Unrecognized peace in unrecognized states : An analysis of the relation between post-war peaceand state processes in Nagorno Karabakh

University essay from Umeå universitet/Statsvetenskapliga institutionen

Abstract: After the fall of the Soviet Union a number of violent ethnic disputes were concluded through the establishment of ceasefires but have yet to be finalized through peace accords. This development resulted in the creation of de facto states in a setting known as ‘frozen conflicts’. These de facto states have managed to endure decades of unrecognition, stuck in a situation of “no war, no peace” and constitutes today “effective” political entities. The post-war development in these frozen conflicts has continuously surprised academia, defying pessimistic prediction of their sustainability. Following the positive, hybridized peace etymology laid out by Oliver Richmond, this thesis aims at exploring the peace- and state processes that has occurred during the Nagorno Karabakh peace process in order to explain the ambiguous developments that have been going on despite the limbo-like state of unrecognition. The relation between external and internal processes is interrogated through a periodization of key events, and thereafter a comprehensive analysis of how the processes relate to each other over time. The thesis concludes that the strong presence of identity politics regarding the historical Nagorno Karabakh favors the often violent and protective state formation process but is at least partially controlled by the international attempts at peace building.

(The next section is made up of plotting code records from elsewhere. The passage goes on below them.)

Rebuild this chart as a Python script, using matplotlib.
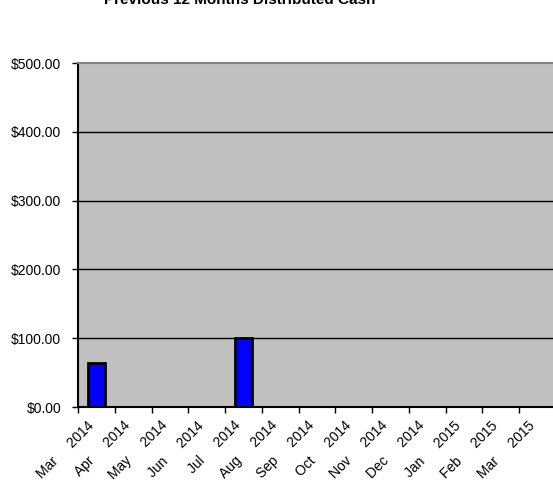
import matplotlib
matplotlib.use("Agg")
import matplotlib.pyplot as plt
from matplotlib.ticker import FuncFormatter, FixedLocator
from matplotlib.transforms import ScaledTranslation

plt.rcParams['font.family'] = ['Liberation Sans', 'DejaVu Sans']

title = "Previous 12 Months Distributed Cash"
months = ["Mar", "Apr", "May", "Jun", "Jul", "Aug", "Sep", "Oct", "Nov", "Dec",
          "Jan", "Feb", "Mar"]
years = ["2014"] * 10 + ["2015"] * 3
values = [63.5, 0, 0, 0, 100.5, 0, 0, 0, 0, 0, 0, 0, 0]
yticks = [0, 100, 200, 300, 400, 500]

labels = [f"{m}     {y}" for m, y in zip(months, years)]

fig = plt.figure(figsize=(5.53, 4.83), dpi=100)
ax = fig.add_axes([78/553, 76/483, 478/553, 344/483])
ax.set_facecolor('#C0C0C0')

n = len(values)
centers = [i + 0.5 for i in range(n)]
for c, v in zip(centers, values):
    if v > 0:
        ax.bar(c, v, width=0.45, color='#0000FF', edgecolor='black', linewidth=2.0, zorder=3)

ax.set_xlim(0, n)
ax.set_ylim(0, 500)
ax.set_yticks(yticks)
ax.yaxis.set_major_formatter(FuncFormatter(lambda v, p: f"${v:.2f}"))
for y in yticks[1:-1]:
    ax.axhline(y, color='black', linewidth=1.0, zorder=1)

ax.xaxis.set_major_locator(FixedLocator(list(range(n + 1))))
ax.xaxis.set_major_formatter(FuncFormatter(lambda v, p: ""))
ax.xaxis.set_minor_locator(FixedLocator(centers))
ax.set_xticklabels(labels, minor=True, rotation=45, ha='right', va='top',
                   rotation_mode='anchor', fontsize=10)
ax.tick_params(axis='x', which='minor', length=0, pad=6)
ax.tick_params(axis='x', which='major', length=4, width=1, color='black', direction='out')
ax.tick_params(axis='y', length=4, width=1, color='black', direction='out', labelsize=10, pad=8)

offset = ScaledTranslation(-10/100, -3/100, fig.dpi_scale_trans)
for lbl in ax.get_xticklabels(minor=True):
    lbl.set_transform(lbl.get_transform() + offset)

ax.spines['right'].set_visible(False)
ax.spines['top'].set_color('#808080')
ax.spines['top'].set_linewidth(1.5)
ax.spines['left'].set_color('black')
ax.spines['left'].set_linewidth(1.5)
ax.spines['bottom'].set_color('black')
ax.spines['bottom'].set_linewidth(1.5)

fig.text(240/553, 1 - 0/483, title, ha='center', va='center', fontsize=11, fontweight='bold')

fig.savefig("out.png", dpi=100)
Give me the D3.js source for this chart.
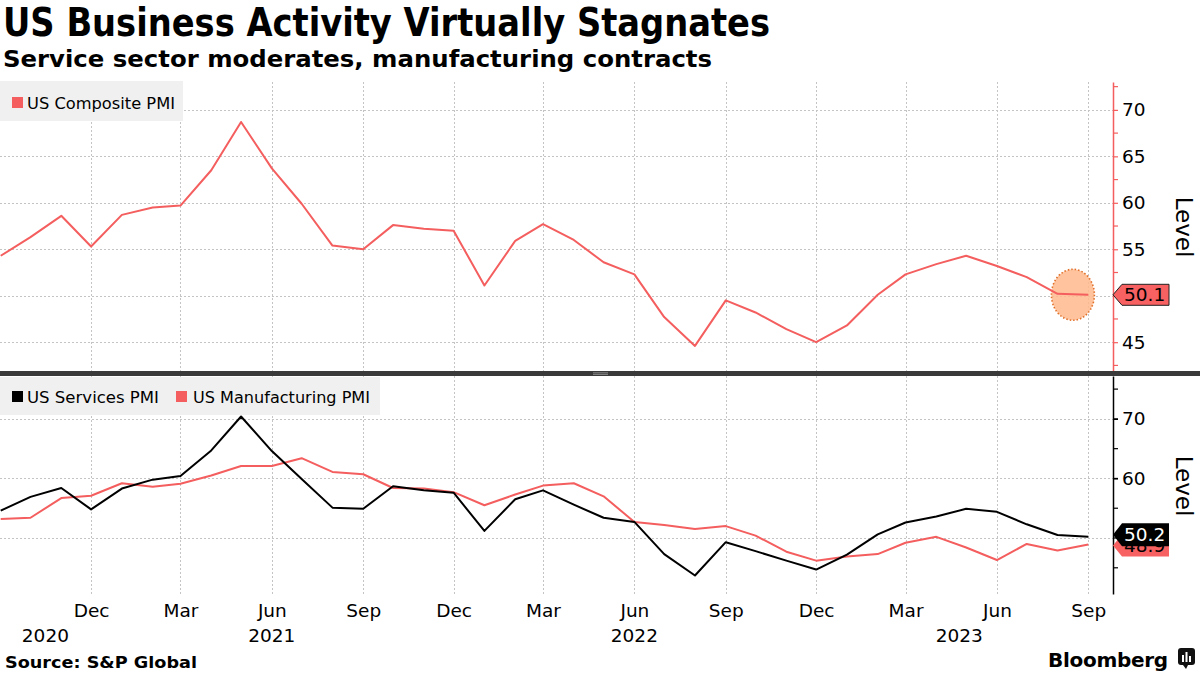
<!DOCTYPE html>
<html><head><meta charset="utf-8">
<script src="https://cdn.jsdelivr.net/npm/d3@7"></script>
<style>
body{margin:0;background:#fff}
svg{display:block}
text{font-family:"DejaVu Sans",Verdana,sans-serif}
</style>
</head><body>
<svg id="c" width="1200" height="675"></svg>
<script>
// ---------- DATA ----------
const months = ["2020-09","2020-10","2020-11","2020-12",
  "2021-01","2021-02","2021-03","2021-04","2021-05","2021-06","2021-07","2021-08","2021-09","2021-10","2021-11","2021-12",
  "2022-01","2022-02","2022-03","2022-04","2022-05","2022-06","2022-07","2022-08","2022-09","2022-10","2022-11","2022-12",
  "2023-01","2023-02","2023-03","2023-04","2023-05","2023-06","2023-07","2023-08","2023-09"];
const composite = [54.3,56.3,58.6,55.3,
  58.7,59.5,59.7,63.5,68.7,63.7,59.9,55.4,55.0,57.6,57.2,57.0,
  51.1,55.9,57.7,56.0,53.6,52.3,47.7,44.6,49.5,48.2,46.4,45.0,
  46.8,50.1,52.3,53.4,54.3,53.2,52.0,50.2,50.1];
const services = [54.6,56.9,58.4,54.8,
  58.3,59.8,60.4,64.7,70.4,64.6,59.9,55.1,54.9,58.7,58.0,57.6,
  51.2,56.5,58.0,55.6,53.4,52.7,47.3,43.7,49.3,47.8,46.2,44.7,
  47.2,50.6,52.6,53.6,54.9,54.4,52.3,50.5,50.2];
const manufacturing = [53.2,53.4,56.7,57.1,
  59.2,58.6,59.1,60.5,62.1,62.1,63.4,61.1,60.7,58.4,58.3,57.7,
  55.5,57.3,58.8,59.2,57.0,52.7,52.2,51.5,52.0,50.4,47.7,46.2,
  46.9,47.3,49.2,50.2,48.4,46.3,49.0,47.9,48.9];
const topTickLabels = [45,55,60,65,70];
const topGrid = [45,50,55,60,65,70];
const topMinorTicks = [42.5,47.5,50,52.5,57.5,62.5,67.5,72.5];
const bottomTickValues = [60,70];
const bottomAllTicks = [45,50,55,60,65,70,75];
const bottomGrid = [50,60,70];
const yearLabels = ["2020","2021","2022","2023"];
const yearLabelDates = ["2020-10-16","2021-06-01","2022-06-01","2023-04-24"];
const seriesNames = {composite:"US Composite PMI", services:"US Services PMI", manufacturing:"US Manufacturing PMI"};

// ---------- SETUP ----------
const RED = "#f45e5e", BLACK = "#000", GRID = "#c4c4c4";
const svg = d3.select("#c");
const parseM = d3.timeParse("%Y-%m");
const parseD = d3.timeParse("%Y-%m-%d");
const dates = months.map(parseM);
const AX = 1113;

const x = d3.scaleTime().domain([dates[0], dates[dates.length-1]]).range([0.7, 1088.3]);
const yTop = d3.scaleLinear().domain([41.9, 73.0]).range([371, 82]);
const yBot = d3.scaleLinear().domain([40.6, 77.2]).range([594, 376]);

const qTicks = x.ticks(d3.timeMonth.filter(d => d.getMonth() % 3 === 2)).filter(d => d > dates[0]);

// ---------- TITLES ----------
svg.append("text").attr("x",3).attr("y",36).attr("font-size",38.5).attr("font-weight","bold")
  .attr("textLength",767).attr("lengthAdjust","spacingAndGlyphs")
  .text("US Business Activity Virtually Stagnates");
svg.append("text").attr("x",3).attr("y",67).attr("font-size",23.5).attr("font-weight","bold")
  .attr("textLength",709).attr("lengthAdjust","spacingAndGlyphs")
  .text("Service sector moderates, manufacturing contracts");

// ---------- GRIDS ----------
function grid(yScale, vals, y0, y1){
  const g = svg.append("g").attr("stroke",GRID).attr("stroke-dasharray","2,2").attr("stroke-width",1);
  g.selectAll("line.h").data(vals).join("line").attr("class","h")
    .attr("x1",0).attr("x2",AX).attr("y1",d=>Math.round(yScale(d))+0.5).attr("y2",d=>Math.round(yScale(d))+0.5);
  g.selectAll("line.v").data(qTicks).join("line").attr("class","v")
    .attr("x1",d=>Math.round(x(d))+0.5).attr("x2",d=>Math.round(x(d))+0.5).attr("y1",y0).attr("y2",y1);
}
grid(yTop, topGrid, 82, 371);
grid(yBot, bottomGrid, 376, 594);

// ---------- LEGENDS ----------
svg.append("rect").attr("x",0).attr("y",81).attr("width",183).attr("height",40).attr("fill","#f0f0f0");
svg.append("rect").attr("x",12).attr("y",97).attr("width",11).attr("height",11).attr("fill",RED);
svg.append("text").attr("x",27).attr("y",109).attr("font-size",16.5)
  .attr("textLength",148).attr("lengthAdjust","spacingAndGlyphs").text(seriesNames.composite);

svg.append("rect").attr("x",0).attr("y",377).attr("width",380).attr("height",38).attr("fill","#f0f0f0");
svg.append("rect").attr("x",12).attr("y",391).attr("width",11).attr("height",11).attr("fill",BLACK);
svg.append("text").attr("x",27).attr("y",403).attr("font-size",16.5)
  .attr("textLength",132).attr("lengthAdjust","spacingAndGlyphs").text(seriesNames.services);
svg.append("rect").attr("x",176).attr("y",391).attr("width",11).attr("height",11).attr("fill",RED);
svg.append("text").attr("x",193).attr("y",403).attr("font-size",16.5)
  .attr("textLength",177).attr("lengthAdjust","spacingAndGlyphs").text(seriesNames.manufacturing);

// ---------- HIGHLIGHT ----------
const n = dates.length;
svg.append("ellipse")
  .attr("cx",(x(dates[n-2])+x(dates[n-1]))/2).attr("cy",yTop(composite[n-1]))
  .attr("rx",21.5).attr("ry",25.5)
  .attr("fill","#ffb98c").attr("fill-opacity",0.85)
  .attr("stroke","#e0702a").attr("stroke-width",1.6).attr("stroke-dasharray","1.5,2");

// ---------- LINES ----------
function drawLine(yScale, vals, color, w){
  const line = d3.line().x((d,i)=>x(dates[i])).y(d=>yScale(d));
  svg.append("path").datum(vals).attr("d",line).attr("fill","none")
    .attr("stroke",color).attr("stroke-width",w).attr("stroke-linejoin","round");
}
drawLine(yTop, composite, RED, 2);
drawLine(yBot, manufacturing, RED, 2);
drawLine(yBot, services, BLACK, 2);

// ---------- Y AXES ----------
function styleAxis(g, color){
  g.select(".domain").attr("stroke",color).attr("stroke-width",1.5);
  g.selectAll(".tick line").attr("stroke",color).attr("stroke-width",1.2);
  g.selectAll(".tick text").attr("font-size",18.5).attr("font-family","DejaVu Sans, sans-serif").attr("fill","#000");
}
const gTop = svg.append("g").attr("transform",`translate(${AX},0)`)
  .call(d3.axisRight(yTop).tickValues(topTickLabels).tickSize(5).tickSizeOuter(0).tickPadding(4).tickFormat(d3.format("d")));
gTop.selectAll(".minor").data(topMinorTicks).join("line").attr("class","minor")
  .attr("x1",0).attr("x2",5).attr("y1",d=>yTop(d)).attr("y2",d=>yTop(d));
styleAxis(gTop, RED);
gTop.selectAll(".minor").attr("stroke",RED).attr("stroke-width",1.2);

const gBot = svg.append("g").attr("transform",`translate(${AX},0)`)
  .call(d3.axisRight(yBot).tickValues(bottomTickValues).tickSize(5).tickSizeOuter(0).tickPadding(4).tickFormat(d3.format("d")));
gBot.selectAll(".minor").data(bottomAllTicks).join("line").attr("class","minor")
  .attr("x1",0).attr("x2",5).attr("y1",d=>yBot(d)).attr("y2",d=>yBot(d));
styleAxis(gBot, BLACK);
gBot.selectAll(".minor").attr("stroke",BLACK).attr("stroke-width",1.2);

// Level labels
[227,486].forEach(cy=>{
  svg.append("text").attr("transform",`translate(1176,${cy}) rotate(90)`)
    .attr("text-anchor","middle").attr("font-size",23).text("Level");
});

// ---------- SEPARATOR ----------
svg.append("rect").attr("x",0).attr("y",371).attr("width",1200).attr("height",5).attr("fill","#3a3a3a");
svg.append("line").attr("x1",593).attr("x2",608).attr("y1",372.8).attr("y2",372.8).attr("stroke","#9a9a9a").attr("stroke-width",0.8);
svg.append("line").attr("x1",593).attr("x2",608).attr("y1",374.4).attr("y2",374.4).attr("stroke","#9a9a9a").attr("stroke-width",0.8);

// ---------- X AXIS ----------
const gx = svg.append("g").attr("transform","translate(0,594)")
  .call(d3.axisBottom(x).tickValues(qTicks).tickSize(0).tickPadding(10).tickFormat(d3.timeFormat("%b")));
gx.select(".domain").remove();
gx.selectAll(".tick text").attr("font-size",18.5).attr("font-family","DejaVu Sans, sans-serif").attr("fill","#000");
svg.selectAll("text.year").data(yearLabels).join("text").attr("class","year")
  .attr("x",(d,i)=>x(parseD(yearLabelDates[i]))).attr("y",642)
  .attr("text-anchor","middle").attr("font-size",18.5).text(d=>d);

// ---------- END LABELS ----------
function endLabel(cy, val, fill, txtColor, stroke, h){
  const tip = AX, l = 1122, r = 1169;
  svg.append("path")
    .attr("d",`M${tip},${cy} L${l},${cy-h/2} L${r},${cy-h/2} L${r},${cy+h/2} L${l},${cy+h/2} Z`)
    .attr("fill",fill).attr("stroke",stroke||"none").attr("stroke-width",1);
  svg.append("text").attr("x",1124).attr("y",cy+6.5).attr("font-size",18.5).style("fill",txtColor).text(val.toFixed(1));
}
endLabel(yTop(composite[n-1]), composite[n-1], "#f86161", "#000", "#222", 21);
endLabel(yBot(manufacturing[n-1]) + 1, manufacturing[n-1], "#f86161", "#000", null, 22);
endLabel(yBot(services[n-1]) - 2, services[n-1], "#000", "#fff", null, 23);

// ---------- FOOTER ----------
svg.append("text").attr("x",5).attr("y",668).attr("font-size",16.5).attr("font-weight","bold")
  .attr("textLength",192).attr("lengthAdjust","spacingAndGlyphs").text("Source: S&P Global");
svg.append("text").attr("x",1048).attr("y",667).attr("font-size",20).attr("font-weight","bold")
  .attr("letter-spacing",-0.3).text("Bloomberg");
const logo = svg.append("g").attr("transform","translate(1178,648)");
logo.append("rect").attr("width",17).attr("height",17).attr("rx",3).attr("fill","#111");
logo.append("path").attr("d","M5,17 L8,21 L10,17 Z").attr("fill","#111");
[[4,7,2,7],[7.5,4,2,10],[11,8,2,6]].forEach(([bx,by,bw,bh])=>
  logo.append("rect").attr("x",bx).attr("y",by).attr("width",bw).attr("height",bh).attr("fill","#fff"));
</script>
</body></html>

Local formations of peace do not allow for a reintegration of Nagorno Karabakh into Azerbaijan, at least not without explicit and extensive security and autonomy guarantees. Likewise, the external processes of peace and state building does not allow for local agency from Nagorno Karabakh, as it is viewed through a negative ontology of peace. The processes does provide some rather successful developments, as the almost finalized Land swap deal and the Madrid principles, but lacks the momentum of conquering the dominance of perceived or actualized violent state formation processes.